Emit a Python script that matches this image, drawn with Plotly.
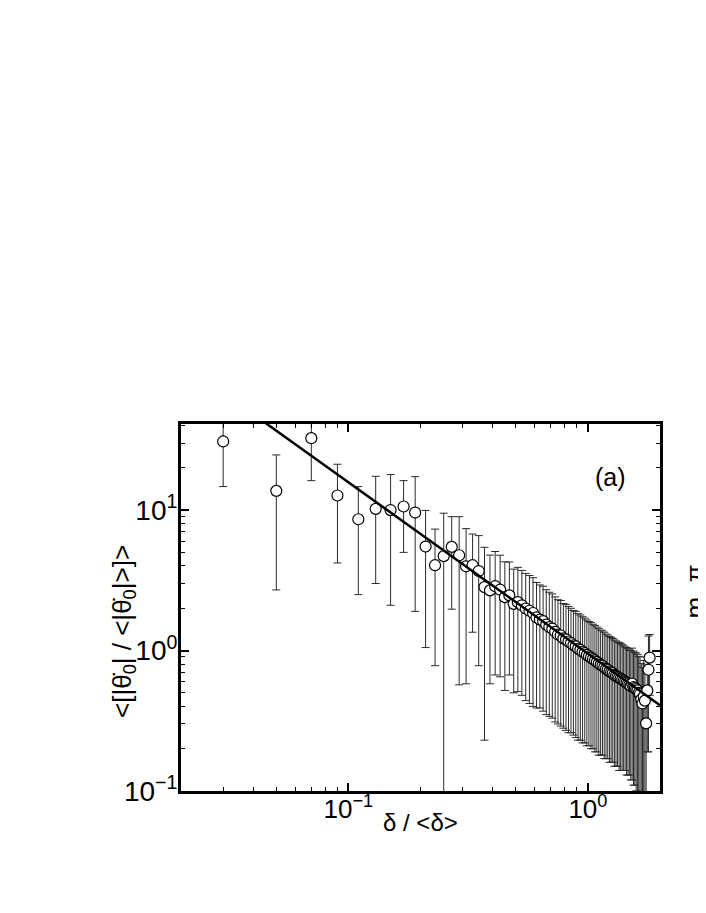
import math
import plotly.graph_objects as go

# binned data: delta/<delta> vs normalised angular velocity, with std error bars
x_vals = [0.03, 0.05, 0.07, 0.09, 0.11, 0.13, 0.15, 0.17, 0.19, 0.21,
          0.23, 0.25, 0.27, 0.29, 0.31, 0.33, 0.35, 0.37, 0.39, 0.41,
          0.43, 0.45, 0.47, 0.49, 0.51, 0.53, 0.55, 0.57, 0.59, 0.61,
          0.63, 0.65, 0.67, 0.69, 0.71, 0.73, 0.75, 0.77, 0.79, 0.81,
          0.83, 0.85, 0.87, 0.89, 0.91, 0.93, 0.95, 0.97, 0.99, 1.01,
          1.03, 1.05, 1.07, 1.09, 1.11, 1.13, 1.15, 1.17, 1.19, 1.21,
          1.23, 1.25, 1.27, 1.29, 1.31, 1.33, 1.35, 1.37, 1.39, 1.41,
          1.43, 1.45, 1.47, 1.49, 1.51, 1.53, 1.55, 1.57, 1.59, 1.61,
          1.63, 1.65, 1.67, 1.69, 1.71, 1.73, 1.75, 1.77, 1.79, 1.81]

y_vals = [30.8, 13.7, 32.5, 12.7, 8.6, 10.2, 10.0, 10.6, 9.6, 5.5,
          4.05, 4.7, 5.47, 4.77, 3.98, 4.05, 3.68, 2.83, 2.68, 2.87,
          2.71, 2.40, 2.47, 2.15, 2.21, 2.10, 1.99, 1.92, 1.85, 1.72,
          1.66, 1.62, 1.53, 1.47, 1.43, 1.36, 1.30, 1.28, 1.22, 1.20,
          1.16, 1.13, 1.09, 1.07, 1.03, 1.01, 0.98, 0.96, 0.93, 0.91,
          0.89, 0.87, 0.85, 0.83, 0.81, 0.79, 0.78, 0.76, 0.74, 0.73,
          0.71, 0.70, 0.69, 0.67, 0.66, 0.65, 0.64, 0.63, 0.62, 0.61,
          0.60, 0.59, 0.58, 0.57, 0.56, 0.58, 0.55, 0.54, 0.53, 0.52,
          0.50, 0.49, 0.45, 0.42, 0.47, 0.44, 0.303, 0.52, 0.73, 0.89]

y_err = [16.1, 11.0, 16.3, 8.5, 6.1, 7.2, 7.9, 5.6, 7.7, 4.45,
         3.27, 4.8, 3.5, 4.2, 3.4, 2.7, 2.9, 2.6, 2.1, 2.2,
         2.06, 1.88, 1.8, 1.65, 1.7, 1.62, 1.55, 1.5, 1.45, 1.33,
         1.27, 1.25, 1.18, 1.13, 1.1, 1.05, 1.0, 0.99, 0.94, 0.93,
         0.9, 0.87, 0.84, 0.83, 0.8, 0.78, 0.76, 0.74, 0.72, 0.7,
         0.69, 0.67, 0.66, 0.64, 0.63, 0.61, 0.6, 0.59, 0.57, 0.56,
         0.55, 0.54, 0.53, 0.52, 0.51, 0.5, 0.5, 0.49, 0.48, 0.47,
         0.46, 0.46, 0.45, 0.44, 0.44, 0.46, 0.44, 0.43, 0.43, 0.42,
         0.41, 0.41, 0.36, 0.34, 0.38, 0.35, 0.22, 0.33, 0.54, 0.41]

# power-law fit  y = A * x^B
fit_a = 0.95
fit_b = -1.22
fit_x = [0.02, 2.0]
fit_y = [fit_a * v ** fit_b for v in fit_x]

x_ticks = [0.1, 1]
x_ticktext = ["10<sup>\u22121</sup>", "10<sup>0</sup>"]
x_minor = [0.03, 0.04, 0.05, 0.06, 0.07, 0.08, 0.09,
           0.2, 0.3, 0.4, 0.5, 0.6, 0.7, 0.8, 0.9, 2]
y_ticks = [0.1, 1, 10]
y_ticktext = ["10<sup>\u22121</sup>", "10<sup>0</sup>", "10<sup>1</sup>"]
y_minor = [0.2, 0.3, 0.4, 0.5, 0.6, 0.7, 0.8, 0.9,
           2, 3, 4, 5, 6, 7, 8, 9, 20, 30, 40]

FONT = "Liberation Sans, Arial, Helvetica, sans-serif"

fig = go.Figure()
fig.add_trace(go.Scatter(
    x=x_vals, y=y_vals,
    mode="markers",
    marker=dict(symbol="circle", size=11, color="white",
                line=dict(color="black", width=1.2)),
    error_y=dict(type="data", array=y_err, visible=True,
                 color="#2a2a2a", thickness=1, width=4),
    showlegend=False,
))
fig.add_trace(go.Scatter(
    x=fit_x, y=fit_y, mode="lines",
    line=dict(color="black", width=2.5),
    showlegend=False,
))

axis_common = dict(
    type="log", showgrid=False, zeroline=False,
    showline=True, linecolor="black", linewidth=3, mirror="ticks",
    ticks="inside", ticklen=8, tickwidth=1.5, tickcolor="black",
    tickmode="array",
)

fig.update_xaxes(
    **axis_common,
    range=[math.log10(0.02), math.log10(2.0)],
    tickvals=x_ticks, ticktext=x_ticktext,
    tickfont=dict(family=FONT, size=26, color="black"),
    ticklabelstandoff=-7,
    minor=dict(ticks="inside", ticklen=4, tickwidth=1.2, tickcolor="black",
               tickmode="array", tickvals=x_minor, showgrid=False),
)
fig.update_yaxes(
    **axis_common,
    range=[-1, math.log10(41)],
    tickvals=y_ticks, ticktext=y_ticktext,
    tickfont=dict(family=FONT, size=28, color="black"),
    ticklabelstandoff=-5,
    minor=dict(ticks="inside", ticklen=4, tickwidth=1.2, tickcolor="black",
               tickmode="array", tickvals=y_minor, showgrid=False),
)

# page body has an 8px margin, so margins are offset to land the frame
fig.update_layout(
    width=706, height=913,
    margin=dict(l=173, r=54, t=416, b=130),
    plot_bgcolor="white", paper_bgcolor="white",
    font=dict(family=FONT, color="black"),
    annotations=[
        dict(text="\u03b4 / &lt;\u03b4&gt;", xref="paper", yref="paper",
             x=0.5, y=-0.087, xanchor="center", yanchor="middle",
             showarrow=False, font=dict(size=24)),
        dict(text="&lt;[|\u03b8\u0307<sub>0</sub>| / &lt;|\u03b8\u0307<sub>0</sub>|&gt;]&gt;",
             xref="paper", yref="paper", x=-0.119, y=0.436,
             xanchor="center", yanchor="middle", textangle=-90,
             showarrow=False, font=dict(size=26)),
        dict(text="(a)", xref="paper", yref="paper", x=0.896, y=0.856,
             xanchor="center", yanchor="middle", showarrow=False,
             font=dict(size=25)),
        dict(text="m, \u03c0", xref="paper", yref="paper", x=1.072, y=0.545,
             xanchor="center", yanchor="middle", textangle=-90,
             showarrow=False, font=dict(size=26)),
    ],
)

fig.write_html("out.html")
────────
▸ **Task prompt**
List all lines where "with" occurs.

▸ **Solution for this task**
Emit a Python script that matches this image, drawn with Plotly.
# binned data: delta/<delta> vs normalised angular velocity, with std error bars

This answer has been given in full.